----- Dataset

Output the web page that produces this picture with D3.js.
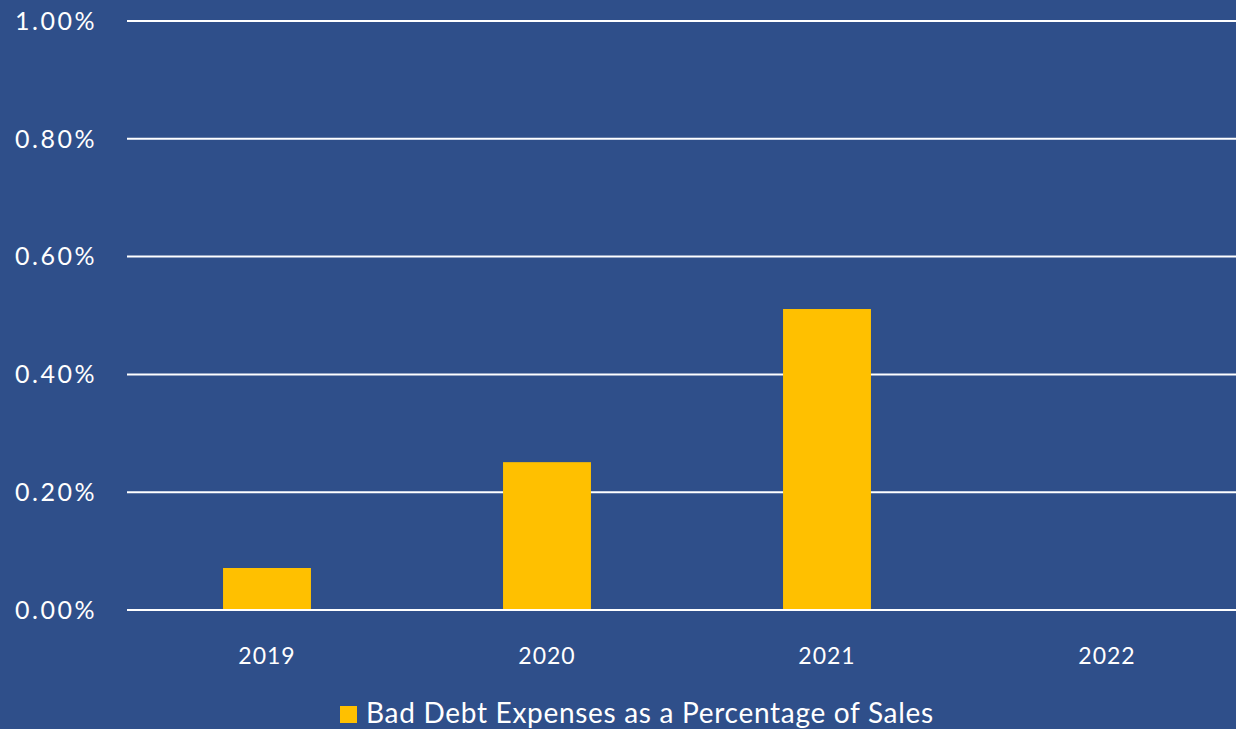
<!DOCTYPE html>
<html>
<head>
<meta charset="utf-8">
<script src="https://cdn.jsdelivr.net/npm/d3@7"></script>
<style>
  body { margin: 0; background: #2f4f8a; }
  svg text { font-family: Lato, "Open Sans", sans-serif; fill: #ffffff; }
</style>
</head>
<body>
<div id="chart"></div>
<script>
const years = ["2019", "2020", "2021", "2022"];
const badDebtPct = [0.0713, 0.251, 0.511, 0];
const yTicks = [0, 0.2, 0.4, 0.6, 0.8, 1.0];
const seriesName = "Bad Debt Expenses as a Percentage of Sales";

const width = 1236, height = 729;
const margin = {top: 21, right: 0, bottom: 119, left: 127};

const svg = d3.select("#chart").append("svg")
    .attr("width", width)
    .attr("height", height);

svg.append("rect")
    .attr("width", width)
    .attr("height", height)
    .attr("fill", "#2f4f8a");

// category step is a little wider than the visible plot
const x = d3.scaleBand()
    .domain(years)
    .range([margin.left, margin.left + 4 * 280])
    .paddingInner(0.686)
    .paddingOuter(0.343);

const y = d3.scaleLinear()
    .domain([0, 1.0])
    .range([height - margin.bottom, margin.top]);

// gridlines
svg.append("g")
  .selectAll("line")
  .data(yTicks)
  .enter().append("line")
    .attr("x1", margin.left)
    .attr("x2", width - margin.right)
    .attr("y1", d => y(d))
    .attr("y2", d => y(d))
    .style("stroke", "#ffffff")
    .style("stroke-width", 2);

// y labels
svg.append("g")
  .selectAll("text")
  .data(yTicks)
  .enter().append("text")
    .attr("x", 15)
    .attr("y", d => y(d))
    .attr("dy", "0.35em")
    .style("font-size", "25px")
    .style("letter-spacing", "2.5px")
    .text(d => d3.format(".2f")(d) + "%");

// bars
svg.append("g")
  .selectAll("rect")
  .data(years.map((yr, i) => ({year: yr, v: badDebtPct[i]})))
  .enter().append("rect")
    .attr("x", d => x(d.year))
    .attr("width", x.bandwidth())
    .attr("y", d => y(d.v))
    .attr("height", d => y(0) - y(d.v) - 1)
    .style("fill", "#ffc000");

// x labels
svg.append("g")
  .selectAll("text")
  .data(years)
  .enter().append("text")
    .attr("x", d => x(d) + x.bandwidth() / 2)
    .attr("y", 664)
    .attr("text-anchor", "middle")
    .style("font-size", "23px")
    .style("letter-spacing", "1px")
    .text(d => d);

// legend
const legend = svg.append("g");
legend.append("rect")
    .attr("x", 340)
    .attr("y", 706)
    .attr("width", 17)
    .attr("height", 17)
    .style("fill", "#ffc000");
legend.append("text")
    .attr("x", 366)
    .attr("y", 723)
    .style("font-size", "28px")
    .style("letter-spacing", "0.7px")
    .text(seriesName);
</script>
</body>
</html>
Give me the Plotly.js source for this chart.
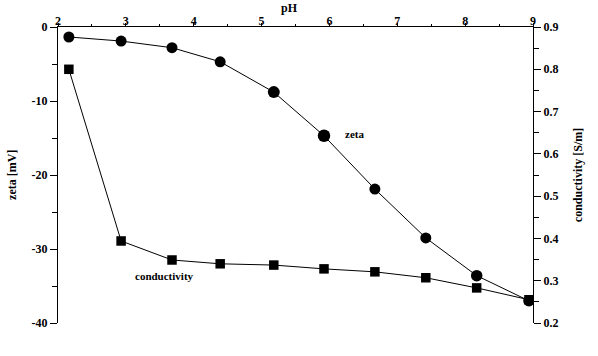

----------

### Given instruction:
From the listing above, copy every line that includes the word "chart".

### Written response:
<div id="chart"></div>
const svg = d3.select("#chart").append("svg")
Give me the Plotly.js source for this chart.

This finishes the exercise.